Yale law and history professor Samuel Moyn considers why economic egalitarianism has not emerged as a commitment among proponents of human rights who, Moyn argues, have focused on state violations of political rights at the expense of broader social and economic justice.
This marvelous book is a history of one of the hardest things to explain: why something did not happen ... In this case, the non-event that Samuel Moyn describes...is the institutionalization of a political ethic of material egalitarianism ... Moyn argues that ... [t]he failure to establish egalitarianism as the foundational ethic of the welfare state at the moment of its creation...left the door open for the vengeful return of inequality starting in the 1970s. And by then, the now-truncated conception of human rights was simply not enough to hold back the revanchism of financialized and globalized capitalism that would engulf the last quarter of the 20th century ... the point is that the conception of human rights was fundamentally unhelpful not just for defending egalitarianism later on but even for justifying welfare states in the first place ... Moyn ends his book with the faint hope that perhaps the ethos of egalitarianism not only can but should be revived to address the galloping inequality that has been the fruit of neoliberalism and that lies at the root of the global flowering of populist nationalisms.
For this author the big question facing the left in particular is how to frame its economic aims. Should it advocate for equality, in the spirit of socialist movements past—ensuring that everyone has roughly the same share of the world’s goods? Or should it choose the more modest goal of sufficiency, so that every human being is guaranteed a bare minimum of what he needs to live well, even if a few lucky ones end up with vastly more wealth? ... Mr. Moyn is a historian of ideas, not a political philosopher, and he doesn’t set out to address these questions head-on. Rather, in Not Enough, he examines how they have been answered by international lawyers, political philosophers and human-rights activists since the end of World War II. He concludes that, while the human rights movement has not deliberately supported the growth of material inequality during this period, it has also not done enough to combat it ... This book, like the author’s last, is the rare academic study that is sure to provoke a wider discussion about important political and economic questions. As the left thinks about how to formulate its goals in a changing ideological landscape, arguments like Mr. Moyn’s may have a decisive influence.

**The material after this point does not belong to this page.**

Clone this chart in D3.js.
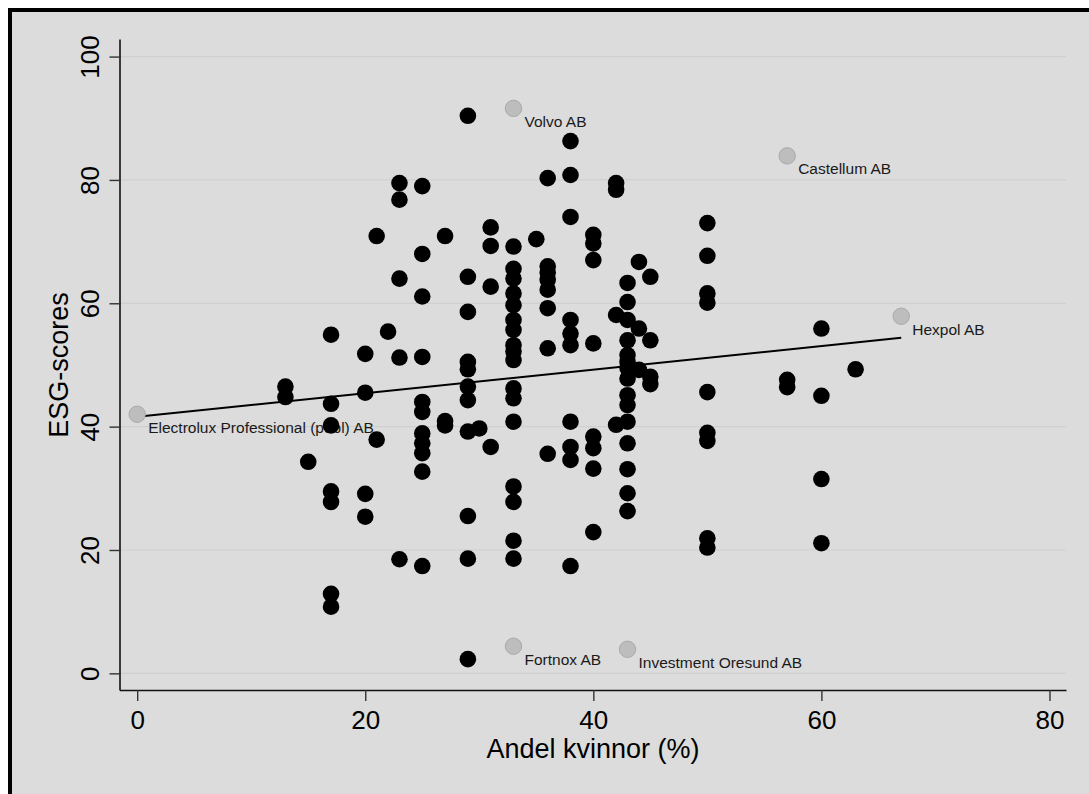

Isn’t this formula — your globe or your nation? — a little … formulaic? Moyn often sidesteps real politics. He seems little interested in how Sweden’s welfare state was shaped by an innovative Social Democratic Party enacting policies that broadened support for egalitarianism. It wasn’t global. He is disappointed that the Labour Party did not turn construction of a welfare state in postwar Britain into an internationalist project — as if Labour could have persuaded workers to make global economic redistribution an immediate priority rather than, say, a right to health care. Parts of the left, faced with the facts that Marx’s working class was neither homogeneous nor history’s protagonist, substituted for it a romanticized third world. Moyn is, finally, a third worldist ... Might it be possible to interrogate abuses visited on Western workers and victims of colonialism without mythologizing either? ... Moyn leaves socialism undefined, seeming only to envision its global arrival through challenges to equally undefined neoliberalism ... In our rattled times, with Europe’s left in a tailspin and Trump in the White House, with political and social rights besieged, post-utopian egalitarians may need more than globalized third worldism.